**Task statement**
Omit all images. Write out the rest of the material exactly.
━━━━━━━━━━
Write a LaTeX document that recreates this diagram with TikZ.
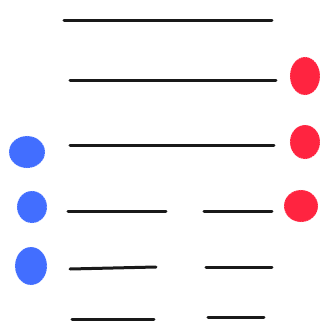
\documentclass[tikz,border=0pt]{standalone}
\definecolor{dotblue}{RGB}{66,110,255}
\definecolor{dotred}{RGB}{255,36,64}
\tikzset{
  bar/.style={line width=3pt, line cap=round, black!90},
  bluedot/.style={ellipse, fill=dotblue, draw=white!80!dotblue, dotted, line width=0.6pt, inner sep=0pt},
  reddot/.style={ellipse, fill=dotred, draw=white!80!dotred, dotted, line width=0.6pt, inner sep=0pt},
}
\usetikzlibrary{shapes.geometric}
\begin{document}
\begin{tikzpicture}[x=1pt,y=-1pt]
\useasboundingbox (0,0) rectangle (320,325);
% lines
\draw[bar] (64,20) -- (272,20);
\draw[bar] (70,80) -- (276,80);
\draw[bar] (70,145) -- (274,145);
\draw[bar] (68,211) -- (166,211);
\draw[bar] (204,211) -- (272,211);
\draw[bar] (70,269) -- (156,267);
\draw[bar] (206,267) -- (272,267);
\draw[bar] (72,319) -- (154,319);
\draw[bar] (208,317) -- (264,317);
% dots
\node[reddot, minimum width=30pt, minimum height=38pt] (r1) at (305,76) {};
\node[reddot, minimum width=30pt, minimum height=34pt] (r2) at (305,142) {};
\node[reddot, minimum width=34pt, minimum height=32pt] (r3) at (301,206) {};
\node[bluedot, minimum width=36pt, minimum height=32pt] (b1) at (27,152) {};
\node[bluedot, minimum width=30pt, minimum height=32pt] (b2) at (32,207) {};
\node[bluedot, minimum width=32pt, minimum height=38pt] (b3) at (31,266) {};
\end{tikzpicture}
\end{document}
━━━━━━━━━━
**Output**
Write a LaTeX document that recreates this diagram with TikZ.
\documentclass[tikz,border=0pt]{standalone}
\definecolor{dotblue}{RGB}{66,110,255}
\definecolor{dotred}{RGB}{255,36,64}
\tikzset{
  bar/.style={line width=3pt, line cap=round, black!90},
  bluedot/.style={ellipse, fill=dotblue, draw=white!80!dotblue, dotted, line width=0.6pt, inner sep=0pt},
  reddot/.style={ellipse, fill=dotred, draw=white!80!dotred, dotted, line width=0.6pt, inner sep=0pt},
}
\usetikzlibrary{shapes.geometric}
\begin{document}
\begin{tikzpicture}[x=1pt,y=-1pt]
\useasboundingbox (0,0) rectangle (320,325);
% lines
\draw[bar] (64,20) -- (272,20);
\draw[bar] (70,80) -- (276,80);
\draw[bar] (70,145) -- (274,145);
\draw[bar] (68,211) -- (166,211);
\draw[bar] (204,211) -- (272,211);
\draw[bar] (70,269) -- (156,267);
\draw[bar] (206,267) -- (272,267);
\draw[bar] (72,319) -- (154,319);
\draw[bar] (208,317) -- (264,317);
% dots
\node[reddot, minimum width=30pt, minimum height=38pt] (r1) at (305,76) {};
\node[reddot, minimum width=30pt, minimum height=34pt] (r2) at (305,142) {};
\node[reddot, minimum width=34pt, minimum height=32pt] (r3) at (301,206) {};
\node[bluedot, minimum width=36pt, minimum height=32pt] (b1) at (27,152) {};
\node[bluedot, minimum width=30pt, minimum height=32pt] (b2) at (32,207) {};
\node[bluedot, minimum width=32pt, minimum height=38pt] (b3) at (31,266) {};
\end{tikzpicture}
\end{document}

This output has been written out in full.